> **AVAILABLE DATA**
++++++++

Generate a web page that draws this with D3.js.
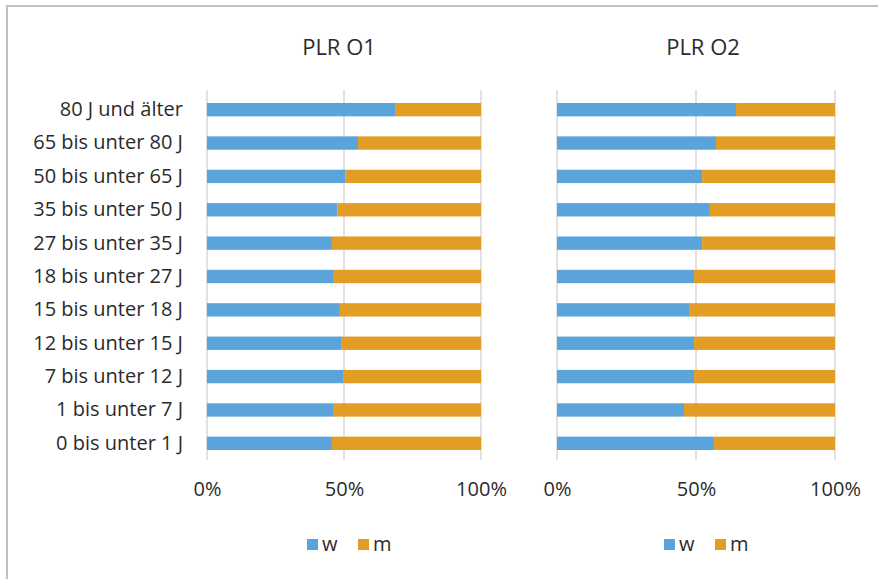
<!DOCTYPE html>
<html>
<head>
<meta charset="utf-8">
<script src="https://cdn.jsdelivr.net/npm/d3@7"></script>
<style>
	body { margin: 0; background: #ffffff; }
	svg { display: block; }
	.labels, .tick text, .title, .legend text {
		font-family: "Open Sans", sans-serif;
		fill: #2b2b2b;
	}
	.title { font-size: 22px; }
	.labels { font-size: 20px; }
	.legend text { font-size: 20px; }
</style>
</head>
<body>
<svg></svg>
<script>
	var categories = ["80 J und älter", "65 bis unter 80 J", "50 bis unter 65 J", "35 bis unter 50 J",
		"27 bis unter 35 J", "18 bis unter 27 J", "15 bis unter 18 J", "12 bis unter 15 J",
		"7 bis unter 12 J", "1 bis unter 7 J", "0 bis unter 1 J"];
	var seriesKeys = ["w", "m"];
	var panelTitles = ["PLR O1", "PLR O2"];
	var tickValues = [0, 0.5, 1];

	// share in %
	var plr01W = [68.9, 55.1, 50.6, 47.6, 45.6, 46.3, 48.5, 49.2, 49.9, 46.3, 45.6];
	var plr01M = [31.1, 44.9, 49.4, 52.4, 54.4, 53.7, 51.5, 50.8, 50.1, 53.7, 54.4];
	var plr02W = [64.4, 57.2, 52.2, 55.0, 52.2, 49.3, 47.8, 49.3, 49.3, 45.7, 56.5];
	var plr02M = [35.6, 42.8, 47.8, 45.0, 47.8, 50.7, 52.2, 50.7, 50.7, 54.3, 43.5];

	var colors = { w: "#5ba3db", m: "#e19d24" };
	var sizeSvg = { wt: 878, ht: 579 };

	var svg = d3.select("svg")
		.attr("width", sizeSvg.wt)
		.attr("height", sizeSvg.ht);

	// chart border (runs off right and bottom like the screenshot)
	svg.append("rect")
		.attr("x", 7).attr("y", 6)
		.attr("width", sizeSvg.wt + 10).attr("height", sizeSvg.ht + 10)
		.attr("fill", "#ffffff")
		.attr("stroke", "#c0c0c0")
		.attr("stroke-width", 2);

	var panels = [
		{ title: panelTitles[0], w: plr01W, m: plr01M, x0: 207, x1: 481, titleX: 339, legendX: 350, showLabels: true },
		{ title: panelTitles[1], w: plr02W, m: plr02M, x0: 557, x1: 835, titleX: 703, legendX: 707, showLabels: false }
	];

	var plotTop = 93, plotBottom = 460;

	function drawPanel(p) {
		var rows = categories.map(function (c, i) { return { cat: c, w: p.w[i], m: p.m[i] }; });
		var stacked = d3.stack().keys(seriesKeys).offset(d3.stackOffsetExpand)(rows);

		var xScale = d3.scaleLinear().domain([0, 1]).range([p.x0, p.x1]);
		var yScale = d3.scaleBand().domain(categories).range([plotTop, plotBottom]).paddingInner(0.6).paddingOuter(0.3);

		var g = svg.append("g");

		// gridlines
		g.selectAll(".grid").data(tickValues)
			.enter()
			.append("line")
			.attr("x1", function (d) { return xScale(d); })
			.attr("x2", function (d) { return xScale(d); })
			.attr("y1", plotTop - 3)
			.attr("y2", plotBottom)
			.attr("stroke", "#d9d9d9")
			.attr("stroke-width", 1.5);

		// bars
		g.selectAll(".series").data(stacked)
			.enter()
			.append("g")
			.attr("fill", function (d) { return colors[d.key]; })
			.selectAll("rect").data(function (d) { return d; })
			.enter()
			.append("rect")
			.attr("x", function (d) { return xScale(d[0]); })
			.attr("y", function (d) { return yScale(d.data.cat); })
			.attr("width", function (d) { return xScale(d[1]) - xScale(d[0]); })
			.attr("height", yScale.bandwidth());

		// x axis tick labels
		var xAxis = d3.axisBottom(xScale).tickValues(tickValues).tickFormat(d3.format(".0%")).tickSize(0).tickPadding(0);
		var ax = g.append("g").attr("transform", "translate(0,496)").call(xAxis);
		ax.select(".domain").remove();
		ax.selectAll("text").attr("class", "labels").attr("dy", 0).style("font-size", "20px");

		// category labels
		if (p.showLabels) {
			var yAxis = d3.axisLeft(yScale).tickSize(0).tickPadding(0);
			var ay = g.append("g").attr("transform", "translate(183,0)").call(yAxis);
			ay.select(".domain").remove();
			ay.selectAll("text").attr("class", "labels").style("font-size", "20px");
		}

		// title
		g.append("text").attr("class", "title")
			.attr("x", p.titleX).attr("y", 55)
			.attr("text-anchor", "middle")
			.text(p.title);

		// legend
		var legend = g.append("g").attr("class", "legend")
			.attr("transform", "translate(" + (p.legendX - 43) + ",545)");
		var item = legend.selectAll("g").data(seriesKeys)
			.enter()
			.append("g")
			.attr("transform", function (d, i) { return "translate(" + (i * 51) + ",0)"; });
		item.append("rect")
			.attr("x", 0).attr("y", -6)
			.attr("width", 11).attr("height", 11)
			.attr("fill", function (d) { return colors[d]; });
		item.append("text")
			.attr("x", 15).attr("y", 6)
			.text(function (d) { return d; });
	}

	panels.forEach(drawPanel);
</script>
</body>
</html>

++++++++

> **WHAT THE TASK REQUIRES**
Each line of the data is to be duplicated exactly; pictures stay out of the copy.

> **TASK ANSWER**
Generate a web page that draws this with D3.js.
<!DOCTYPE html>
<html>
<head>
<meta charset="utf-8">
<script src="https://cdn.jsdelivr.net/npm/d3@7"></script>
<style>
	body { margin: 0; background: #ffffff; }
	svg { display: block; }
	.labels, .tick text, .title, .legend text {
		font-family: "Open Sans", sans-serif;
		fill: #2b2b2b;
	}
	.title { font-size: 22px; }
	.labels { font-size: 20px; }
	.legend text { font-size: 20px; }
</style>
</head>
<body>
<svg></svg>
<script>
	var categories = ["80 J und älter", "65 bis unter 80 J", "50 bis unter 65 J", "35 bis unter 50 J",
		"27 bis unter 35 J", "18 bis unter 27 J", "15 bis unter 18 J", "12 bis unter 15 J",
		"7 bis unter 12 J", "1 bis unter 7 J", "0 bis unter 1 J"];
	var seriesKeys = ["w", "m"];
	var panelTitles = ["PLR O1", "PLR O2"];
	var tickValues = [0, 0.5, 1];

	// share in %
	var plr01W = [68.9, 55.1, 50.6, 47.6, 45.6, 46.3, 48.5, 49.2, 49.9, 46.3, 45.6];
	var plr01M = [31.1, 44.9, 49.4, 52.4, 54.4, 53.7, 51.5, 50.8, 50.1, 53.7, 54.4];
	var plr02W = [64.4, 57.2, 52.2, 55.0, 52.2, 49.3, 47.8, 49.3, 49.3, 45.7, 56.5];
	var plr02M = [35.6, 42.8, 47.8, 45.0, 47.8, 50.7, 52.2, 50.7, 50.7, 54.3, 43.5];

	var colors = { w: "#5ba3db", m: "#e19d24" };
	var sizeSvg = { wt: 878, ht: 579 };

	var svg = d3.select("svg")
		.attr("width", sizeSvg.wt)
		.attr("height", sizeSvg.ht);

	// chart border (runs off right and bottom like the screenshot)
	svg.append("rect")
		.attr("x", 7).attr("y", 6)
		.attr("width", sizeSvg.wt + 10).attr("height", sizeSvg.ht + 10)
		.attr("fill", "#ffffff")
		.attr("stroke", "#c0c0c0")
		.attr("stroke-width", 2);

	var panels = [
		{ title: panelTitles[0], w: plr01W, m: plr01M, x0: 207, x1: 481, titleX: 339, legendX: 350, showLabels: true },
		{ title: panelTitles[1], w: plr02W, m: plr02M, x0: 557, x1: 835, titleX: 703, legendX: 707, showLabels: false }
	];

	var plotTop = 93, plotBottom = 460;

	function drawPanel(p) {
		var rows = categories.map(function (c, i) { return { cat: c, w: p.w[i], m: p.m[i] }; });
		var stacked = d3.stack().keys(seriesKeys).offset(d3.stackOffsetExpand)(rows);

		var xScale = d3.scaleLinear().domain([0, 1]).range([p.x0, p.x1]);
		var yScale = d3.scaleBand().domain(categories).range([plotTop, plotBottom]).paddingInner(0.6).paddingOuter(0.3);

		var g = svg.append("g");

		// gridlines
		g.selectAll(".grid").data(tickValues)
			.enter()
			.append("line")
			.attr("x1", function (d) { return xScale(d); })
			.attr("x2", function (d) { return xScale(d); })
			.attr("y1", plotTop - 3)
			.attr("y2", plotBottom)
			.attr("stroke", "#d9d9d9")
			.attr("stroke-width", 1.5);

		// bars
		g.selectAll(".series").data(stacked)
			.enter()
			.append("g")
			.attr("fill", function (d) { return colors[d.key]; })
			.selectAll("rect").data(function (d) { return d; })
			.enter()
			.append("rect")
			.attr("x", function (d) { return xScale(d[0]); })
			.attr("y", function (d) { return yScale(d.data.cat); })
			.attr("width", function (d) { return xScale(d[1]) - xScale(d[0]); })
			.attr("height", yScale.bandwidth());

		// x axis tick labels
		var xAxis = d3.axisBottom(xScale).tickValues(tickValues).tickFormat(d3.format(".0%")).tickSize(0).tickPadding(0);
		var ax = g.append("g").attr("transform", "translate(0,496)").call(xAxis);
		ax.select(".domain").remove();
		ax.selectAll("text").attr("class", "labels").attr("dy", 0).style("font-size", "20px");

		// category labels
		if (p.showLabels) {
			var yAxis = d3.axisLeft(yScale).tickSize(0).tickPadding(0);
			var ay = g.append("g").attr("transform", "translate(183,0)").call(yAxis);
			ay.select(".domain").remove();
			ay.selectAll("text").attr("class", "labels").style("font-size", "20px");
		}

		// title
		g.append("text").attr("class", "title")
			.attr("x", p.titleX).attr("y", 55)
			.attr("text-anchor", "middle")
			.text(p.title);

		// legend
		var legend = g.append("g").attr("class", "legend")
			.attr("transform", "translate(" + (p.legendX - 43) + ",545)");
		var item = legend.selectAll("g").data(seriesKeys)
			.enter()
			.append("g")
			.attr("transform", function (d, i) { return "translate(" + (i * 51) + ",0)"; });
		item.append("rect")
			.attr("x", 0).attr("y", -6)
			.attr("width", 11).attr("height", 11)
			.attr("fill", function (d) { return colors[d]; });
		item.append("text")
			.attr("x", 15).attr("y", 6)
			.text(function (d) { return d; });
	}

	panels.forEach(drawPanel);
</script>
</body>
</html>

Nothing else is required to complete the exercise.